Price hikes and ‘cost efficiencies’ are on the cards at Britain’s oldest brewer Shepherd Neame as it readies itself for the tax impact of the Autumn Budget.
The pub group behind the Spitfire and Bishop’s Finger brangs said higher employer national insurance contributions and an increase in the national living wage will cost it £2.6million this year.
Shephard Neame had also previously indicated it would incur £1.2million of additional costs in 2025 as a results of logistics changes, but the group now expects costs to be ‘£0.3million higher than this figure’.
The business said it would deliver revenue growth and first half profits in line with expectations and announced it was launching a share buyback programme.
Budget impact: Price rises and ‘cost efficiencies’ are on the cards at Shepherd Neame
The group is buying up and cancelling its ordinary shares up to a maximum of £0.5million in order to boost the earnings and value of its shares.
Shepherd Neame warned of future price increase as extra Budget costs hit, driving up the price of a pint.

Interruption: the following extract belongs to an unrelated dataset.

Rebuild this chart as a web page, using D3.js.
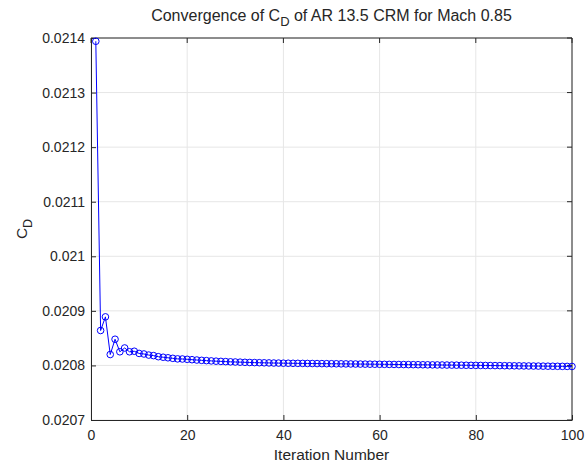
<!DOCTYPE html>
<html>
<head>
<meta charset="utf-8">
<script src="https://cdn.jsdelivr.net/npm/d3@7"></script>
<style>
  body { margin: 0; background: #fff; }
  text { font-family: "Liberation Sans", Arial, Helvetica, sans-serif; fill: #262626; }
</style>
</head>
<body>
<div id="chart"></div>
<script>
// iteration numbers 1..100 and CD values
const iterations = d3.range(1, 101);
const cdValues = [
  0.021394, 0.020864, 0.020889, 0.020820, 0.020848, 0.020825, 0.020832, 0.020825, 0.020826, 0.020822,
  0.020821, 0.020819, 0.020818, 0.020816, 0.020815, 0.020814, 0.020813, 0.020812, 0.0208118, 0.0208112,
  0.0208105, 0.0208099, 0.0208093, 0.0208088, 0.0208083, 0.0208078, 0.0208074, 0.0208070, 0.0208066, 0.0208063,
  0.0208060, 0.0208057, 0.0208054, 0.0208052, 0.0208050, 0.0208048, 0.0208046, 0.0208044, 0.0208043, 0.0208041,
  0.0208040, 0.0208039, 0.0208038, 0.0208037, 0.0208036, 0.0208035, 0.0208034, 0.0208033, 0.0208032, 0.0208031,
  0.0208030, 0.0208029, 0.0208028, 0.0208027, 0.0208026, 0.0208025, 0.0208024, 0.0208023, 0.0208022, 0.0208021,
  0.0208020, 0.0208019, 0.0208018, 0.0208017, 0.0208016, 0.0208015, 0.0208014, 0.0208013, 0.0208012, 0.0208011,
  0.0208010, 0.0208009, 0.0208008, 0.0208007, 0.0208006, 0.0208005, 0.0208004, 0.0208003, 0.0208002, 0.0208001,
  0.0208000, 0.0207999, 0.0207998, 0.0207997, 0.0207996, 0.0207995, 0.0207994, 0.0207993, 0.0207992, 0.0207991,
  0.0207990, 0.0207989, 0.0207988, 0.0207987, 0.0207986, 0.0207985, 0.0207984, 0.0207983, 0.0207982, 0.0207981
];
const xTicks = [0, 20, 40, 60, 80, 100];
const yTicks = [0.0207, 0.0208, 0.0209, 0.021, 0.0211, 0.0212, 0.0213, 0.0214];

const data = iterations.map((it, i) => ({iter: it, cd: cdValues[i]}));

const W = 587, H = 468;
const margin = {top: 38, right: 15, bottom: 48, left: 91};
const width = W - margin.left - margin.right;
const height = H - margin.top - margin.bottom;

const svg = d3.select("#chart").append("svg")
    .attr("width", W)
    .attr("height", H);

const g = svg.append("g")
    .attr("transform", `translate(${margin.left},${margin.top})`);

const x = d3.scaleLinear().domain([0, 100]).range([0, width]);
const y = d3.scaleLinear().domain([0.0207, 0.0214]).range([height, 0]);

// grid
g.append("g").selectAll("line.gx")
    .data(xTicks)
    .join("line")
    .attr("x1", d => x(d)).attr("x2", d => x(d))
    .attr("y1", 0).attr("y2", height)
    .attr("stroke", "#e6e6e6").attr("stroke-width", 1);
g.append("g").selectAll("line.gy")
    .data(yTicks)
    .join("line")
    .attr("y1", d => y(d)).attr("y2", d => y(d))
    .attr("x1", 0).attr("x2", width)
    .attr("stroke", "#e6e6e6").attr("stroke-width", 1);

// axes
const xAxis = d3.axisBottom(x).tickValues(xTicks).tickSizeInner(-5).tickSizeOuter(0).tickPadding(10);
const yAxis = d3.axisLeft(y).tickValues(yTicks).tickSizeInner(-5).tickSizeOuter(0).tickPadding(6)
    .tickFormat(d => String(+d.toFixed(4)));

const gx = g.append("g").attr("transform", `translate(0,${height})`).call(xAxis);
const gy = g.append("g").call(yAxis);
[gx, gy].forEach(a => {
    a.select(".domain").attr("stroke", "#262626");
    a.selectAll(".tick line").attr("stroke", "#262626");
    a.selectAll("text").style("font-size", "14px").attr("fill", "#262626");
});

// top and right box
g.append("line").attr("x1", 0).attr("x2", width).attr("y1", 0).attr("y2", 0).attr("stroke", "#262626");
g.append("line").attr("x1", width).attr("x2", width).attr("y1", 0).attr("y2", height).attr("stroke", "#262626");
// ticks on top and right
g.selectAll("line.tt").data(xTicks).join("line")
    .attr("x1", d => x(d)).attr("x2", d => x(d)).attr("y1", 0).attr("y2", 5).attr("stroke", "#262626");
g.selectAll("line.tr").data(yTicks).join("line")
    .attr("x1", width).attr("x2", width - 5).attr("y1", d => y(d)).attr("y2", d => y(d)).attr("stroke", "#262626");

// line + markers
const line = d3.line().x(d => x(d.iter)).y(d => y(d.cd));
g.append("path").datum(data)
    .attr("d", line)
    .attr("fill", "none")
    .attr("stroke", "#0000ff")
    .attr("stroke-width", 1);
g.selectAll("circle").data(data).join("circle")
    .attr("cx", d => x(d.iter))
    .attr("cy", d => y(d.cd))
    .attr("r", 3.3)
    .attr("fill", "none")
    .attr("stroke", "#0000ff")
    .attr("stroke-width", 1);

// title
const title = svg.append("text")
    .attr("x", margin.left + width / 2).attr("y", 21)
    .attr("text-anchor", "middle")
    .style("font-size", "16px").attr("fill", "#000");
title.append("tspan").text("Convergence of C");
title.append("tspan").attr("dy", 5).style("font-size", "13px").text("D");
title.append("tspan").attr("dy", -5).text(" of AR 13.5 CRM for Mach 0.85");

// x label
svg.append("text")
    .attr("x", margin.left + width / 2).attr("y", 460)
    .attr("text-anchor", "middle")
    .style("font-size", "15.5px")
    .text("Iteration Number");

// y label
const yl = svg.append("text")
    .attr("transform", `translate(27,${margin.top + height / 2}) rotate(-90)`)
    .attr("text-anchor", "middle")
    .style("font-size", "15.5px");
yl.append("tspan").text("C");
yl.append("tspan").attr("dy", 5).style("font-size", "12.5px").text("D");
</script>
</body>
</html>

It said: ‘In common with other operators across the sector, we are not immune to the many cost headwinds in the second half following the Government’s recent Budget, notably the increase in national living wage and national insurance from April.
‘We estimate the full year impact of these two items is £2.6m, with the initial impact falling in the final quarter of our financial year.
‘We had previously indicated that we would incur £1.2m of additional costs in 2025 as a result of the change in logistics arrangements with GXO. We now estimate these costs will be £0.3m higher than this figure in 2025.
‘We have plans to mitigate the majority of the cost increases over the next 18 months, through proactive management action including price increases and cost efficiencies.’
Shepherd Neame said it ‘traded strongly’ over the Christmas period, with like-for-like retail sales up 7.4 per cent for the five weeks to 6 January.
The brewery said it enjoyed ‘many record-breaking days in individual pubs, with particularly strong trading in the final few days up to Christmas day itself’.
It flagged particularly strong retail sales within the M25, where like-for-like sales rose by 13.3 per cent.
Total year to date like-for-like sales for the 26 weeks to 28 December increased by 4.4 per cent.
On beer sales, Shepherd Neame said: ‘Total beer sales remain in decline driven by the ongoing fall in bottled beer sales, offset in part by strong local direct supply. Total beer volume for the first half was -12.6 per cent, own beer volume was -13.9 per cent.’
In October, Shepherd Neame flagged concerns about the impact of proposed labour market reforms.